NASA’s Hubble Telescope just has a rare encounter with Phobos, one of the moons of Mars. The Hubble has captured Mars’ football-shaped tiny moon Phobos. NASA’s Huble Telescope took 13 separate exposures over the course of 22 minutes. With the help of these exposures, the astronomers created a time-lapse video, revealing the diminutive moon’s orbital path.
Intended to capture Mars, the cameo appearance of Phobos, which is just 16.5 miles by 13.5 miles by 11 miles, was a bonus, NASA said in a statement.

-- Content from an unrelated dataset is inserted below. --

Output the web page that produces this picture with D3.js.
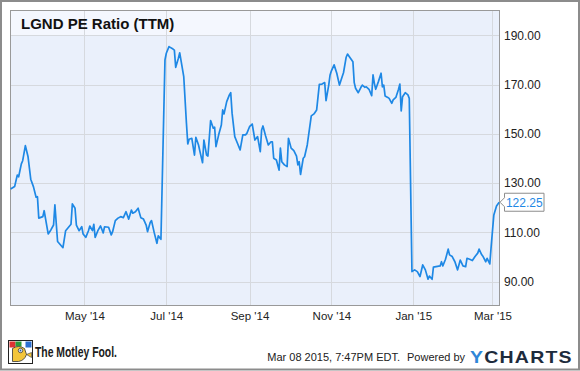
<!DOCTYPE html>
<html>
<head>
<meta charset="utf-8">
<script src="https://cdn.jsdelivr.net/npm/d3@7"></script>
<style>
  body { margin: 0; background: #fff; }
  svg text { font-family: Arial, "Liberation Sans", sans-serif; }
</style>
</head>
<body>
<script>
// LGND PE ratio (TTM)
var dates = [
  "2014-03-07","2014-03-10","2014-03-12","2014-03-13","2014-03-15","2014-03-16","2014-03-18","2014-03-20","2014-03-22","2014-03-24",
  "2014-03-26","2014-03-27","2014-03-28","2014-03-31","2014-04-01","2014-04-04","2014-04-06","2014-04-08","2014-04-09","2014-04-11",
  "2014-04-15","2014-04-17","2014-04-21","2014-04-22","2014-04-24","2014-04-25","2014-04-27","2014-04-29","2014-04-30","2014-05-02",
  "2014-05-04","2014-05-05","2014-05-07","2014-05-08","2014-05-09","2014-05-11","2014-05-13","2014-05-15","2014-05-16","2014-05-19",
  "2014-05-21","2014-05-22","2014-05-24","2014-05-26","2014-05-28","2014-05-30","2014-06-01","2014-06-03","2014-06-05","2014-06-06",
  "2014-06-08","2014-06-10","2014-06-12","2014-06-14","2014-06-16","2014-06-17","2014-06-19","2014-06-20","2014-06-22","2014-06-24",
  "2014-06-25","2014-06-27","2014-06-30","2014-07-01","2014-07-03","2014-07-06","2014-07-07","2014-07-08","2014-07-10","2014-07-11",
  "2014-07-14","2014-07-16","2014-07-17","2014-07-18","2014-07-20","2014-07-22","2014-07-23","2014-07-25","2014-07-26","2014-07-28",
  "2014-07-29","2014-07-31","2014-08-01","2014-08-03","2014-08-05","2014-08-06","2014-08-07","2014-08-09","2014-08-11","2014-08-12",
  "2014-08-13","2014-08-15","2014-08-17","2014-08-18","2014-08-19","2014-08-21","2014-08-23","2014-08-25","2014-08-27","2014-08-29",
  "2014-08-30","2014-09-01","2014-09-03","2014-09-05","2014-09-07","2014-09-09","2014-09-10","2014-09-11","2014-09-13","2014-09-15",
  "2014-09-17","2014-09-18","2014-09-19","2014-09-21","2014-09-23","2014-09-24","2014-09-25","2014-09-27","2014-09-29","2014-09-30",
  "2014-10-02","2014-10-04","2014-10-06","2014-10-07","2014-10-08","2014-10-09","2014-10-11","2014-10-12","2014-10-14","2014-10-17",
  "2014-10-19","2014-10-21","2014-10-23","2014-10-25","2014-10-27","2014-10-28","2014-10-30","2014-10-31","2014-11-01","2014-11-03",
  "2014-11-05","2014-11-07","2014-11-09","2014-11-10","2014-11-12","2014-11-13","2014-11-14","2014-11-17","2014-11-18","2014-11-19",
  "2014-11-21","2014-11-23","2014-11-24","2014-11-26","2014-11-27","2014-11-29","2014-12-01","2014-12-02","2014-12-03","2014-12-04",
  "2014-12-06","2014-12-08","2014-12-09","2014-12-10","2014-12-11","2014-12-13","2014-12-14","2014-12-16","2014-12-17","2014-12-19",
  "2014-12-21","2014-12-22","2014-12-23","2014-12-24","2014-12-26","2014-12-28","2014-12-29","2014-12-31","2015-01-02","2015-01-04",
  "2015-01-06","2015-01-08","2015-01-10","2015-01-12","2015-01-13","2015-01-15","2015-01-16","2015-01-18","2015-01-21","2015-01-22",
  "2015-01-23","2015-01-25","2015-01-27","2015-01-28","2015-01-30","2015-02-01","2015-02-03","2015-02-05","2015-02-07","2015-02-09",
  "2015-02-10","2015-02-12","2015-02-14","2015-02-16","2015-02-18","2015-02-19","2015-02-21","2015-02-22","2015-02-24","2015-02-25",
  "2015-02-27","2015-02-28","2015-03-02","2015-03-04","2015-03-06"
];
var peRatio = [
  127.6,128.6,133.3,132.6,137.8,139.1,145.2,140.7,131.6,128.6,
  124.3,124.5,115.8,116.4,118.8,109.4,111.0,113.0,121.2,106.3,
  103.8,110.7,113.3,121.6,119.8,113.0,110.7,112.3,109.4,108.0,
  110.7,112.6,110.7,113.3,108.0,110.7,112.6,109.8,112.3,112.1,
  109.0,110.3,114.8,115.8,116.4,116.0,118.4,115.4,119.1,117.8,
  118.4,119.8,116.0,115.4,113.0,110.3,114.0,114.8,109.9,105.6,
  108.6,107.2,180.0,182.7,185.4,184.4,184.0,177.0,180.7,182.9,
  173.2,154.3,145.9,147.8,148.2,141.4,148.6,145.5,143.0,138.3,
  147.5,141.4,141.0,155.4,152.3,152.7,144.8,149.6,153.6,159.7,
  158.1,163.1,165.8,166.7,158.4,148.9,146.2,143.5,149.6,149.6,
  150.2,152.9,154.0,147.5,148.9,142.8,151.6,153.2,149.1,145.5,
  146.8,146.8,140.1,139.4,135.3,144.2,138.7,137.4,136.7,148.2,
  144.2,143.2,141.0,137.4,138.7,133.5,140.1,140.7,145.5,157.3,
  158.1,159.7,170.1,170.2,170.8,163.5,169.8,173.9,175.6,178.0,
  174.6,169.8,173.2,174.8,181.1,182.4,181.6,179.3,170.8,168.5,
  166.7,168.9,169.8,168.9,169.1,168.1,165.5,173.9,170.5,168.1,
  171.2,174.6,169.1,169.8,165.4,164.8,164.4,162.4,163.8,164.8,
  168.1,170.2,159.3,165.1,166.7,165.8,164.4,94.1,94.8,94.1,
  92.1,96.8,94.8,91.0,92.3,91.0,95.9,96.1,96.4,98.1,
  96.4,99.1,103.2,100.9,100.2,98.1,94.8,98.8,96.4,96.1,
  99.5,99.1,98.6,100.2,101.6,103.2,100.9,100.2,98.1,99.5,
  97.2,104.2,117.1,120.7,122.25
];
var yTicks = [90, 110, 130, 150, 170, 190];
var xTicks = ["2014-05-01", "2014-07-01", "2014-09-01", "2014-11-01", "2015-01-01", "2015-03-01"];
var domainDates = ["2014-03-07", "2015-03-06"];
var yDomain = [90, 190];

var W = 580, H = 371;
var plot = {left: 10.5, right: 499.5, top: 10.5, bottom: 305.5};

var parseDate = d3.timeParse("%Y-%m-%d");
var data = dates.map(function(d, i) { return {date: parseDate(d), value: peRatio[i]}; });

var x = d3.scaleTime()
    .domain(domainDates.map(parseDate))
    .range([10.6, 499.2]);
var y = d3.scaleLinear()
    .domain(yDomain)
    .range([281.7, 35.3]);

var svg = d3.select("body").append("svg")
    .attr("width", W)
    .attr("height", H);

// outer frame
svg.append("rect")
    .attr("x", 1).attr("y", 1)
    .attr("width", W - 2).attr("height", H - 2.5)
    .attr("fill", "#fff")
    .attr("stroke", "#8c8c8c")
    .attr("stroke-width", 2);

// plot background
svg.append("rect")
    .attr("x", plot.left).attr("y", plot.top)
    .attr("width", plot.right - plot.left).attr("height", plot.bottom - plot.top)
    .attr("fill", "#eaf0fb");
// lighter title band
svg.append("rect")
    .attr("x", plot.left).attr("y", plot.top)
    .attr("width", 380 - plot.left).attr("height", y(190) - plot.top)
    .attr("fill", "#f4f7fe");

// grid
svg.append("g").selectAll("line")
    .data(yTicks)
    .enter().append("line")
    .attr("x1", plot.left).attr("x2", plot.right)
    .attr("y1", function(d) { return Math.round(y(d)) + 0.5; })
    .attr("y2", function(d) { return Math.round(y(d)) + 0.5; })
    .attr("stroke", "#d6d9de");
svg.append("g").selectAll("line")
    .data(xTicks.map(parseDate))
    .enter().append("line")
    .attr("y1", plot.top).attr("y2", plot.bottom)
    .attr("x1", function(d) { return Math.round(x(d)) + 0.5; })
    .attr("x2", function(d) { return Math.round(x(d)) + 0.5; })
    .attr("stroke", "#d6d9de");

// plot border
svg.append("rect")
    .attr("x", plot.left).attr("y", plot.top)
    .attr("width", plot.right - plot.left).attr("height", plot.bottom - plot.top)
    .attr("fill", "none")
    .attr("stroke", "#999");

// title
svg.append("text")
    .attr("x", 21)
    .attr("y", 28.5)
    .attr("font-size", "15px")
    .attr("font-weight", "bold")
    .attr("fill", "#111")
    .text("LGND PE Ratio (TTM)");

// the series
var line = d3.line()
    .x(function(d) { return x(d.date); })
    .y(function(d) { return y(d.value); });
svg.append("path")
    .datum(data)
    .attr("d", line)
    .attr("fill", "none")
    .attr("stroke", "#1e88e5")
    .attr("stroke-width", 1.7)
    .attr("stroke-linejoin", "round");

// y axis on the right
var yAxis = d3.axisRight(y)
    .tickValues(yTicks)
    .tickFormat(d3.format(".2f"))
    .tickSize(0)
    .tickPadding(4.5);
var gy = svg.append("g")
    .attr("transform", "translate(" + plot.right + ",0)")
    .call(yAxis);
gy.select(".domain").remove();
gy.selectAll("text")
    .attr("font-family", "Arial, 'Liberation Sans', sans-serif")
    .attr("font-size", "12px")
    .attr("fill", "#222");

// x axis
var xAxis = d3.axisBottom(x)
    .tickValues(xTicks.map(parseDate))
    .tickFormat(d3.timeFormat("%b '%y"))
    .tickSize(0)
    .tickPadding(6);
var gx = svg.append("g")
    .attr("transform", "translate(0," + plot.bottom + ")")
    .call(xAxis);
gx.select(".domain").remove();
gx.selectAll("text")
    .attr("font-family", "Arial, 'Liberation Sans', sans-serif")
    .attr("font-size", "11.5px")
    .attr("fill", "#222");

// last value flag
var last = data[data.length - 1];
var ly = y(last.value);
var bx = 504.5, bw = 39.5, bh = 18;
svg.append("path")
    .attr("d", "M" + (plot.right + 0.5) + "," + ly +
               "L" + bx + "," + (ly - 4.5) +
               "L" + bx + "," + (ly - bh / 2) +
               "L" + (bx + bw) + "," + (ly - bh / 2) +
               "L" + (bx + bw) + "," + (ly + bh / 2) +
               "L" + bx + "," + (ly + bh / 2) +
               "L" + bx + "," + (ly + 4.5) + "Z")
    .attr("fill", "#fff")
    .attr("stroke", "#8c8c8c");
svg.append("text")
    .attr("x", bx + bw / 2)
    .attr("y", ly + 4.5)
    .attr("text-anchor", "middle")
    .attr("font-size", "12px")
    .attr("fill", "#1e88e5")
    .text(d3.format(".2f")(last.value));

// footer: Motley Fool logo
var logo = svg.append("g").attr("transform", "translate(8.5,340.5)");
logo.append("rect").attr("width", 24).attr("height", 23).attr("fill", "#fff").attr("stroke", "#222");
logo.append("rect").attr("x", 1).attr("y", 1).attr("width", 6).attr("height", 6).attr("fill", "#d33");
logo.append("rect").attr("x", 7).attr("y", 1).attr("width", 6).attr("height", 5).attr("fill", "#2a9a3a");
logo.append("rect").attr("x", 17).attr("y", 1).attr("width", 6).attr("height", 6).attr("fill", "#2b6fd1");
logo.append("path").attr("d", "M4,8 Q10,4 16,8 L18,14 Q16,20 10,21 L4,21 Z").attr("fill", "#f3c53a").attr("stroke", "#333").attr("stroke-width", 0.8);
logo.append("circle").attr("cx", 12).attr("cy", 10).attr("r", 2.2).attr("fill", "#fff").attr("stroke", "#333").attr("stroke-width", 0.8);
logo.append("circle").attr("cx", 12).attr("cy", 10).attr("r", 0.9).attr("fill", "#1a55b0");
logo.append("path").attr("d", "M18,14 L23,12 L23,17 Z").attr("fill", "#f3c53a").attr("stroke", "#333").attr("stroke-width", 0.6);

svg.append("text")
    .attr("x", 35)
    .attr("y", 356.5)
    .attr("font-family", "'Liberation Sans Narrow', Arial, sans-serif")
    .attr("font-size", "14px")
    .attr("font-weight", "bold")
    .attr("fill", "#1a1a1a")
    .attr("textLength", 82)
    .attr("lengthAdjust", "spacingAndGlyphs")
    .text("The Motley Fool.");

// footer: timestamp and YCharts
svg.append("text")
    .attr("x", 400)
    .attr("y", 360.5)
    .attr("text-anchor", "end")
    .attr("font-size", "11px")
    .attr("fill", "#222")
    .text("Mar 08 2015, 7:47PM EDT.");
svg.append("text")
    .attr("x", 407)
    .attr("y", 360.5)
    .attr("font-size", "11px")
    .attr("fill", "#222")
    .text("Powered by");
var yc = svg.append("text")
    .attr("transform", "translate(470,362.5) scale(1.22,1)")
    .attr("font-size", "16px")
    .attr("font-weight", "900")
    .attr("letter-spacing", "1px");
yc.append("tspan").attr("fill", "#2f86d8").text("Y");
yc.append("tspan").attr("fill", "#1d2b3c").text("CHARTS");
</script>
</body>
</html>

Mars moon Phobos takes just 7 hours and 39 minutes to complete an orbit, faster that the rotation of the red planet. The moon rises in the Martian west and in the course of one Martian day, which is about 24 hours and 40 minutes, it runs three laps around the Red Planet.
On August 17, 1877, astronomer Asaph Hall at the US Naval Observatory in Washington, D.C. had discovered the Mars moon Phobos. The discovery was made six days after he found the smaller, outer moon, named Deimos.
Both moons are named after the sons of Ares, the Greek god of war, who was known as Mars in Roman mythology.
According to scientists’ prediction, it will either crash into Mars or be torn to pieces and scattered as a ring around the red planet within 30 to 50 million years.
The photos of Phobos orbiting Mars were captured by Hubble on May 12, 2016. Mars was 50 million miles from Earth at that time.
The Hubble is managed by NASA’s Goddard Space Flight Centre in Greenbelt, Maryland.